- _AIM OF THE EXERCISE_: Print, word for word, every line from the beginning of the listing up to and including the line with "fig = plt.figure(figsize=(10.56, 4.90), dpi=100)". Pictures are to be excluded.
---- GIVEN DATA
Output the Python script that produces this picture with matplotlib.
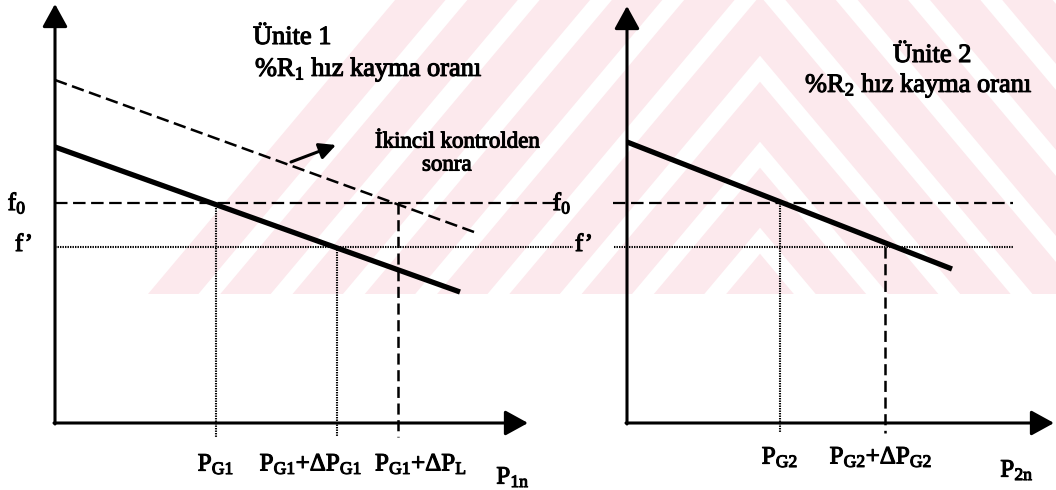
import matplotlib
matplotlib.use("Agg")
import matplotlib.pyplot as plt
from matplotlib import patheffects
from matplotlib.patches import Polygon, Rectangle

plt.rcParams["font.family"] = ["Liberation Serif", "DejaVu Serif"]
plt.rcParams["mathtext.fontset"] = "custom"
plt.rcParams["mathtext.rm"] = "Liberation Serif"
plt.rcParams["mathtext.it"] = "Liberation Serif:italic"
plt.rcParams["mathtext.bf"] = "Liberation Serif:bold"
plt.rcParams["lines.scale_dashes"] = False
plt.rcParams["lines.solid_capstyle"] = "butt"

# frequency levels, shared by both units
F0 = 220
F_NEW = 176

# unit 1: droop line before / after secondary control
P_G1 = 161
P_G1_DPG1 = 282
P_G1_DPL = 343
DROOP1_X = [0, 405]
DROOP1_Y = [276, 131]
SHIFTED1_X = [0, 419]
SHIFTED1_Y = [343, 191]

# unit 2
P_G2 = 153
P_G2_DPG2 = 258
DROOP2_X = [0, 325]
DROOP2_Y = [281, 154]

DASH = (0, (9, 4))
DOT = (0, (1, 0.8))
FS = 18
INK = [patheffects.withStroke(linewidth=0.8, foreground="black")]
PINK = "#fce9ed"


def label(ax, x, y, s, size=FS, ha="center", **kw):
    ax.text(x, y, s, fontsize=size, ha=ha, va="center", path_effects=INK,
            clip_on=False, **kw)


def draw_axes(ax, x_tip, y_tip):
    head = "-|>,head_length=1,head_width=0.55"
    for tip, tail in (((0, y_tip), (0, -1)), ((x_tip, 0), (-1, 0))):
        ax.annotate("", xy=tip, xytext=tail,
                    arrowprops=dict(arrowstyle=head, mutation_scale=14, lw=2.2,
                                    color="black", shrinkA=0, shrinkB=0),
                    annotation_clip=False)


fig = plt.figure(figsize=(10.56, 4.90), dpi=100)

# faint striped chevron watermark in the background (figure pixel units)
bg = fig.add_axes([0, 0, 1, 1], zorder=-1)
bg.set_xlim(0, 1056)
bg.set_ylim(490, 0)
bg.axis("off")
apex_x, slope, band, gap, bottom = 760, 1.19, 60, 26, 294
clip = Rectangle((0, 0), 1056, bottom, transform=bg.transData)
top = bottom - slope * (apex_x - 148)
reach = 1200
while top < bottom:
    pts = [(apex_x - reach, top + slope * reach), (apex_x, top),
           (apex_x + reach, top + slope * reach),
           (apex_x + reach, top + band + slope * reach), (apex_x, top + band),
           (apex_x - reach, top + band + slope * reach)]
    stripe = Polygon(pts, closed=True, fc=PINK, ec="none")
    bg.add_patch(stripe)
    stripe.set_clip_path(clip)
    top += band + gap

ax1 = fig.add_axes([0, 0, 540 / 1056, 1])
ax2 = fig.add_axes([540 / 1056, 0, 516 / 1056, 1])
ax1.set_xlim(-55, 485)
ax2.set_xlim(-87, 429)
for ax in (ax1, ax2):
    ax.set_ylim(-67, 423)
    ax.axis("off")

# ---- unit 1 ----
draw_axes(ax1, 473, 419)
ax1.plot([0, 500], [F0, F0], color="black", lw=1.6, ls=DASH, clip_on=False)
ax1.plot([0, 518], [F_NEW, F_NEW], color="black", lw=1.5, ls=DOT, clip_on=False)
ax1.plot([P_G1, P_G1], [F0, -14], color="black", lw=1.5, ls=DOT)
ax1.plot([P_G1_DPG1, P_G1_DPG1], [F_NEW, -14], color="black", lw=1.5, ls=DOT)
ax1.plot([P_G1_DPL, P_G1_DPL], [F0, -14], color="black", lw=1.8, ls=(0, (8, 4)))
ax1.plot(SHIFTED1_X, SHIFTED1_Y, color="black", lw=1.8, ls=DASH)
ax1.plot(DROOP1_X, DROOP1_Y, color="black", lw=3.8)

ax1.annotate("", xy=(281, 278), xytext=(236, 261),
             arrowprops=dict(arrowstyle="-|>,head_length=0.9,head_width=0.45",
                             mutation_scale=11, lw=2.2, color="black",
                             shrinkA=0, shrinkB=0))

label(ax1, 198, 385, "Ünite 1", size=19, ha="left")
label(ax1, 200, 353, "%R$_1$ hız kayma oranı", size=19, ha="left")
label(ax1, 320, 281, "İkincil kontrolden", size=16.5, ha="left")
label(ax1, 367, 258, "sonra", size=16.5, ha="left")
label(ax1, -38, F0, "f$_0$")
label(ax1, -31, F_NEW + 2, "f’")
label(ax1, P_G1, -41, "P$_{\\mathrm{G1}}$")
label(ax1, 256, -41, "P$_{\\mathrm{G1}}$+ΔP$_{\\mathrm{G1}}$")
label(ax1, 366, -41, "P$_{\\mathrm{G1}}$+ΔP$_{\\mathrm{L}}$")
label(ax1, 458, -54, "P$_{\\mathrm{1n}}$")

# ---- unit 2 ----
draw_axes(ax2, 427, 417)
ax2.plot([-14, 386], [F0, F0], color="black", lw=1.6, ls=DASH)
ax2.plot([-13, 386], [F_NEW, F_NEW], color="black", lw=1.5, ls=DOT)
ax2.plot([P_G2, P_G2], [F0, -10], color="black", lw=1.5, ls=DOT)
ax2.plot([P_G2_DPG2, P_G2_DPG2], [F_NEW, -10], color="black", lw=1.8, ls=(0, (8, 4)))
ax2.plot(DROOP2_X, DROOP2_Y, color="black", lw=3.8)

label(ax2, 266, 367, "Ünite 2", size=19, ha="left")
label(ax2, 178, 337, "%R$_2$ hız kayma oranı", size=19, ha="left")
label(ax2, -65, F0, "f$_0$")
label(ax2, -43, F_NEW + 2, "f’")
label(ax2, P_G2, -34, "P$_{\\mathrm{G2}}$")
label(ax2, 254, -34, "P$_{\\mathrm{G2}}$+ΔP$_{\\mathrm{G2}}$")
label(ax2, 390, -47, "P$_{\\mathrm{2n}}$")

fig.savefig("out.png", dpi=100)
--------
- _TASK RESPONSE_:
Output the Python script that produces this picture with matplotlib.
import matplotlib
matplotlib.use("Agg")
import matplotlib.pyplot as plt
from matplotlib import patheffects
from matplotlib.patches import Polygon, Rectangle

plt.rcParams["font.family"] = ["Liberation Serif", "DejaVu Serif"]
plt.rcParams["mathtext.fontset"] = "custom"
plt.rcParams["mathtext.rm"] = "Liberation Serif"
plt.rcParams["mathtext.it"] = "Liberation Serif:italic"
plt.rcParams["mathtext.bf"] = "Liberation Serif:bold"
plt.rcParams["lines.scale_dashes"] = False
plt.rcParams["lines.solid_capstyle"] = "butt"

# frequency levels, shared by both units
F0 = 220
F_NEW = 176

# unit 1: droop line before / after secondary control
P_G1 = 161
P_G1_DPG1 = 282
P_G1_DPL = 343
DROOP1_X = [0, 405]
DROOP1_Y = [276, 131]
SHIFTED1_X = [0, 419]
SHIFTED1_Y = [343, 191]

# unit 2
P_G2 = 153
P_G2_DPG2 = 258
DROOP2_X = [0, 325]
DROOP2_Y = [281, 154]

DASH = (0, (9, 4))
DOT = (0, (1, 0.8))
FS = 18
INK = [patheffects.withStroke(linewidth=0.8, foreground="black")]
PINK = "#fce9ed"


def label(ax, x, y, s, size=FS, ha="center", **kw):
    ax.text(x, y, s, fontsize=size, ha=ha, va="center", path_effects=INK,
            clip_on=False, **kw)


def draw_axes(ax, x_tip, y_tip):
    head = "-|>,head_length=1,head_width=0.55"
    for tip, tail in (((0, y_tip), (0, -1)), ((x_tip, 0), (-1, 0))):
        ax.annotate("", xy=tip, xytext=tail,
                    arrowprops=dict(arrowstyle=head, mutation_scale=14, lw=2.2,
                                    color="black", shrinkA=0, shrinkB=0),
                    annotation_clip=False)


fig = plt.figure(figsize=(10.56, 4.90), dpi=100)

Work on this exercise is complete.